◆ Collected data
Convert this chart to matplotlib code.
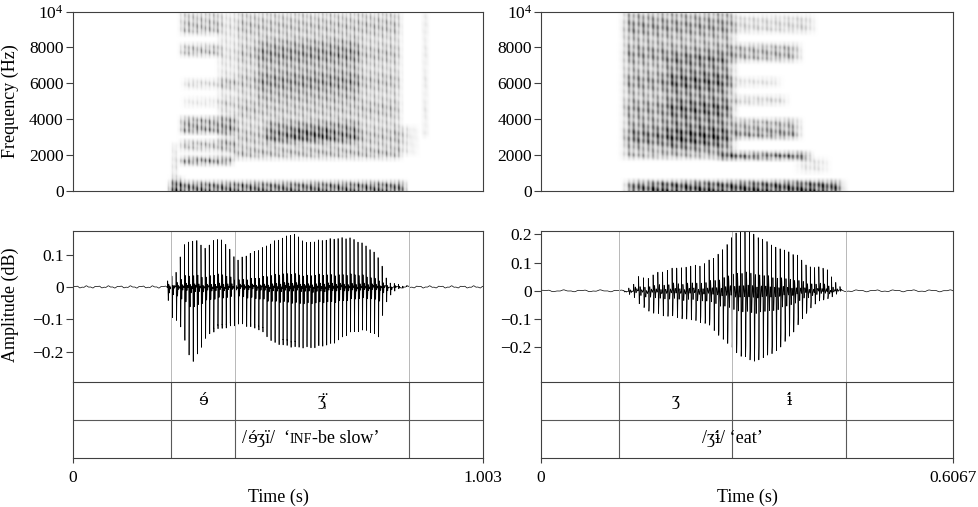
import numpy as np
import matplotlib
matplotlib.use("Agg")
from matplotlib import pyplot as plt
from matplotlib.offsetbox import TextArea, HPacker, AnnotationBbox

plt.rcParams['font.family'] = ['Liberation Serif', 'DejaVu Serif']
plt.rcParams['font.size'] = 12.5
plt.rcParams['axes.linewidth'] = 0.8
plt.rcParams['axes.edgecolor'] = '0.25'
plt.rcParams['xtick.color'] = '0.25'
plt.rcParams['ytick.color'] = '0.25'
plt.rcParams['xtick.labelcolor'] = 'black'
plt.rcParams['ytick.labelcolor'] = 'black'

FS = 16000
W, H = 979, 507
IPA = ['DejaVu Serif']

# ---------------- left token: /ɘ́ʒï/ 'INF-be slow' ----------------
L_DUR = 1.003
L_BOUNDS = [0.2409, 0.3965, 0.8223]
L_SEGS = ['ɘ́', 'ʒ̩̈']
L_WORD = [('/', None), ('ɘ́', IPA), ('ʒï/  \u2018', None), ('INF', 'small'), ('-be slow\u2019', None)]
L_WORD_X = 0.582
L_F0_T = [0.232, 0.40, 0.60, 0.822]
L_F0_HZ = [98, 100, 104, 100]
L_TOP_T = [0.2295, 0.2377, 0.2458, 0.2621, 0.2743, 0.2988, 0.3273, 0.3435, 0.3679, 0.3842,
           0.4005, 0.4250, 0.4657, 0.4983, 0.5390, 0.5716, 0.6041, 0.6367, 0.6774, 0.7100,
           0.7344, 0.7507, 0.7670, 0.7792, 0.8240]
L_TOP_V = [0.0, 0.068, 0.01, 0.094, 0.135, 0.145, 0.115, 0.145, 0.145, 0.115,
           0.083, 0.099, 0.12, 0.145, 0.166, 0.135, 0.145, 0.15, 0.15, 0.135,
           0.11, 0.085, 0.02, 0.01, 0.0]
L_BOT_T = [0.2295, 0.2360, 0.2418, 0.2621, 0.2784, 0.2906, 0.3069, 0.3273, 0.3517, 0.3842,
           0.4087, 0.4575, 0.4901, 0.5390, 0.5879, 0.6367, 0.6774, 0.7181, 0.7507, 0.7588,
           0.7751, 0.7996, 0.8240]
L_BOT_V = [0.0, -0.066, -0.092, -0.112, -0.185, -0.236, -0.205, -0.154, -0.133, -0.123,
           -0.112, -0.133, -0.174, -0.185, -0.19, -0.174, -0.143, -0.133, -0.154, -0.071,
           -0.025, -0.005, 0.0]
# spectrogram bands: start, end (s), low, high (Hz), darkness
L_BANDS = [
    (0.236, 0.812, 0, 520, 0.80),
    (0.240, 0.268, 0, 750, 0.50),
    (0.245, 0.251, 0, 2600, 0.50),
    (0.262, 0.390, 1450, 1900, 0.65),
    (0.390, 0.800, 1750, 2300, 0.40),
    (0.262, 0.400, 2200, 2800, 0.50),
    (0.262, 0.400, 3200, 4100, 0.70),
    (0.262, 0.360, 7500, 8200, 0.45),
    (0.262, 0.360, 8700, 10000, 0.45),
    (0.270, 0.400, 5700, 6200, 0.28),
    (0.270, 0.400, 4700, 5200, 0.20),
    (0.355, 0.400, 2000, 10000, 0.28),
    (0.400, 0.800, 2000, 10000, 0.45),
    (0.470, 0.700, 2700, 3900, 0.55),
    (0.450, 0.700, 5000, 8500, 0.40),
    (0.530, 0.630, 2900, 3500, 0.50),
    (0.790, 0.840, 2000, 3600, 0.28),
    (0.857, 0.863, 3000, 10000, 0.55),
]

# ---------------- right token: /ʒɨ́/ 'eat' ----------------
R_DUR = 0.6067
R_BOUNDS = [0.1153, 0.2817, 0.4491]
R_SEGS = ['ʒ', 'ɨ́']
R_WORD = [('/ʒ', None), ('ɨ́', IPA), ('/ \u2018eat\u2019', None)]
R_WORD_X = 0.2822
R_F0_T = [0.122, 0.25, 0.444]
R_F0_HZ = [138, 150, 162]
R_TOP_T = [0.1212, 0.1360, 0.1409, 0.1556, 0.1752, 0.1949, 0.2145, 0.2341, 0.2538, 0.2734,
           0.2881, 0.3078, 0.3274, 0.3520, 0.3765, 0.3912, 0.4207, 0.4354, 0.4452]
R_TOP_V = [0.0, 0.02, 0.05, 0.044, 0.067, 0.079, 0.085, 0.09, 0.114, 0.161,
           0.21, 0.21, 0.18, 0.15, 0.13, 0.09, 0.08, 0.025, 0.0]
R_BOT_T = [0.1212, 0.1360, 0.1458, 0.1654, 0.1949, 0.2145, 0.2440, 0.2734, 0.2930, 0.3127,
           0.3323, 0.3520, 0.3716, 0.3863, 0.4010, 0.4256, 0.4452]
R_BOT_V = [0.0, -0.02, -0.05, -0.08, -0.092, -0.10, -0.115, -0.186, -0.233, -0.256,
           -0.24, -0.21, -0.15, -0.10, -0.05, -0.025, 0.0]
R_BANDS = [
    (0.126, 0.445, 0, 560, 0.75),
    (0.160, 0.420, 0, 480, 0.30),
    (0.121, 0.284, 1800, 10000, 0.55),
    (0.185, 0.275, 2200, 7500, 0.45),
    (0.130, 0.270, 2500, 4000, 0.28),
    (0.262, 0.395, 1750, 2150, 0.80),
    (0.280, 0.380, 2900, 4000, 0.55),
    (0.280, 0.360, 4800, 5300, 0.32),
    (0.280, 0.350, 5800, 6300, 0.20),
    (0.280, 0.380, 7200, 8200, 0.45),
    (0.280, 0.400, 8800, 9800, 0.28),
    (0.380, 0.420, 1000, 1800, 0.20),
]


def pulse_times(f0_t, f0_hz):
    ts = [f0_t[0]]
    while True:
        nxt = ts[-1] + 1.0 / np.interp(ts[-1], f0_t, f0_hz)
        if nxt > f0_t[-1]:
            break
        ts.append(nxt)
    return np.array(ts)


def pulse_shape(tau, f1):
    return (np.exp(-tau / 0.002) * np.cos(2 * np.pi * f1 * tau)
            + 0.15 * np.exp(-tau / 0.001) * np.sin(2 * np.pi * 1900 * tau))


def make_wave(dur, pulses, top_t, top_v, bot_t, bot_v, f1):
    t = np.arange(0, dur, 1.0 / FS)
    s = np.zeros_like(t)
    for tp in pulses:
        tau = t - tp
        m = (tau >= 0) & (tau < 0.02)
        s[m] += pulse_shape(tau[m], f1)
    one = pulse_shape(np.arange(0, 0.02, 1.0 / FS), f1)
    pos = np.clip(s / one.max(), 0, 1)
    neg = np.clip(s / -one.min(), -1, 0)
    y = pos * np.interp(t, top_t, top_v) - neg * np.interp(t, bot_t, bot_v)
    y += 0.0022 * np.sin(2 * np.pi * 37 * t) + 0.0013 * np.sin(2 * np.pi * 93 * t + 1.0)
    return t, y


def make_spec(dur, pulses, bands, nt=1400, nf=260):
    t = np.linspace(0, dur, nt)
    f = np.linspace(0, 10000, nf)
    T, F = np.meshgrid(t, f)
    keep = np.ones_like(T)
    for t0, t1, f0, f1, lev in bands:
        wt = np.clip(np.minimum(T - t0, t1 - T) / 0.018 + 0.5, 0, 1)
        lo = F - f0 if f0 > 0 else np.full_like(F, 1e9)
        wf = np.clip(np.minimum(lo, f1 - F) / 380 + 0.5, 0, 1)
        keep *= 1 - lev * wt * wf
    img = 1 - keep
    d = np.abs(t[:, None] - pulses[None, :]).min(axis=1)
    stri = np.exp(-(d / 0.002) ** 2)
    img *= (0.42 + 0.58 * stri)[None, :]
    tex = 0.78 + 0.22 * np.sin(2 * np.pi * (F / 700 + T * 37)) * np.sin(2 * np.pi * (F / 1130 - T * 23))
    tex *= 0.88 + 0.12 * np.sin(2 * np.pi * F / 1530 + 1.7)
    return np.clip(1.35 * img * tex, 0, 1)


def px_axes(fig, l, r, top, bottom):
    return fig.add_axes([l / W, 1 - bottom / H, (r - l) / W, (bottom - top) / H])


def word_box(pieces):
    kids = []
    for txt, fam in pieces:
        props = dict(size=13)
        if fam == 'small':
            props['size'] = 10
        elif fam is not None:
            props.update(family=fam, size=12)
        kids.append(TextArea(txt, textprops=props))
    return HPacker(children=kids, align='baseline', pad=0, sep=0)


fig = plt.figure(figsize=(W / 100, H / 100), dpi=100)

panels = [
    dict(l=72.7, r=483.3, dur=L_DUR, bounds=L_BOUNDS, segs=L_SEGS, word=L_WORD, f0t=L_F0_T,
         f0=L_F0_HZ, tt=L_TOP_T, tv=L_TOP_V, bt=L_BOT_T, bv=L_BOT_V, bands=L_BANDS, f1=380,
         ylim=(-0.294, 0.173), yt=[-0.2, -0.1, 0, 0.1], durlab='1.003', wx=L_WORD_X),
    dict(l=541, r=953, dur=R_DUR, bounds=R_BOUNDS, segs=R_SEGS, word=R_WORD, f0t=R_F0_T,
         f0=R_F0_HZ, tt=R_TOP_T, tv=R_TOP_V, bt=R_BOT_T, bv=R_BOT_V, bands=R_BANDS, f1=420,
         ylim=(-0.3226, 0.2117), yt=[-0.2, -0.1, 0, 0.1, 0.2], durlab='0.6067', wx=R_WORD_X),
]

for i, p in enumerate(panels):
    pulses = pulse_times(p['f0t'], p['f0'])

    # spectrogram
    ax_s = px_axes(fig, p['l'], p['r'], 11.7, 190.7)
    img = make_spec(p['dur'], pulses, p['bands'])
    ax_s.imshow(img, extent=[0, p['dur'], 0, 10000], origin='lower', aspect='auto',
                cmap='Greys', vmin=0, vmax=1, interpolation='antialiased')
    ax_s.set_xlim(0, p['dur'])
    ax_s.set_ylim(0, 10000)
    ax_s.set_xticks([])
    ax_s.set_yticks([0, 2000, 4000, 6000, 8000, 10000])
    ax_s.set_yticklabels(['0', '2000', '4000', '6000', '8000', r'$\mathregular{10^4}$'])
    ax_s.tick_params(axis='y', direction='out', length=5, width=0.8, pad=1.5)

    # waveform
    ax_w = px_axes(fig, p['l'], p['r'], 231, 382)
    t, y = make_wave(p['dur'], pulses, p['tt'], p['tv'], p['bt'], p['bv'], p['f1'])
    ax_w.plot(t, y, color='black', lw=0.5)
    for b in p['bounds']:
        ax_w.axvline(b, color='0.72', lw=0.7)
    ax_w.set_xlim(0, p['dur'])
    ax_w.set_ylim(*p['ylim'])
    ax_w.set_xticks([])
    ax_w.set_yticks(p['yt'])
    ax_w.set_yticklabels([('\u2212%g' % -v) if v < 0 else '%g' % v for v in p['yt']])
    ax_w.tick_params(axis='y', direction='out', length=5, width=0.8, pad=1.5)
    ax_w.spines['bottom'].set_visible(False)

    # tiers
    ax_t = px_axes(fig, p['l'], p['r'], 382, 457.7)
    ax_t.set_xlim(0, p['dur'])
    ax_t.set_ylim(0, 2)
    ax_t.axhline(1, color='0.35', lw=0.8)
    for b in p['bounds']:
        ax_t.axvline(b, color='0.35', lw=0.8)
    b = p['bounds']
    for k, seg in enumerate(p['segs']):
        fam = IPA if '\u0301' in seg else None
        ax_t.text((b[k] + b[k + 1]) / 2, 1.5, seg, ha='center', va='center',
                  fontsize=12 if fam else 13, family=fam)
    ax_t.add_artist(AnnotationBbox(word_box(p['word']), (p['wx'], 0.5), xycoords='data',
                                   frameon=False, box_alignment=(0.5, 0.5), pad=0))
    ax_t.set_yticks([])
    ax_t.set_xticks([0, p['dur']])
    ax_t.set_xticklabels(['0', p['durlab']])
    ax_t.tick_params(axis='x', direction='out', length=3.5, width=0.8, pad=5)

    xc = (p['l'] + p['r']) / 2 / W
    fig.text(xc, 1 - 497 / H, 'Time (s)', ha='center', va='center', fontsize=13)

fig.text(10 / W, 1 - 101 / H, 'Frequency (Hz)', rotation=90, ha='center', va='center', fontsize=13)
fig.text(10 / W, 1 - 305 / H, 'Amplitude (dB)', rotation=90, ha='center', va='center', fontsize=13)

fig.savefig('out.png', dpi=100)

◆ What to do
Write out nothing but the lines from the start of the data through the line with "from matplotlib.offsetbox import". Leave out the pictures.

◆ Answer to this task
Convert this chart to matplotlib code.
import numpy as np
import matplotlib
matplotlib.use("Agg")
from matplotlib import pyplot as plt
from matplotlib.offsetbox import TextArea, HPacker, AnnotationBbox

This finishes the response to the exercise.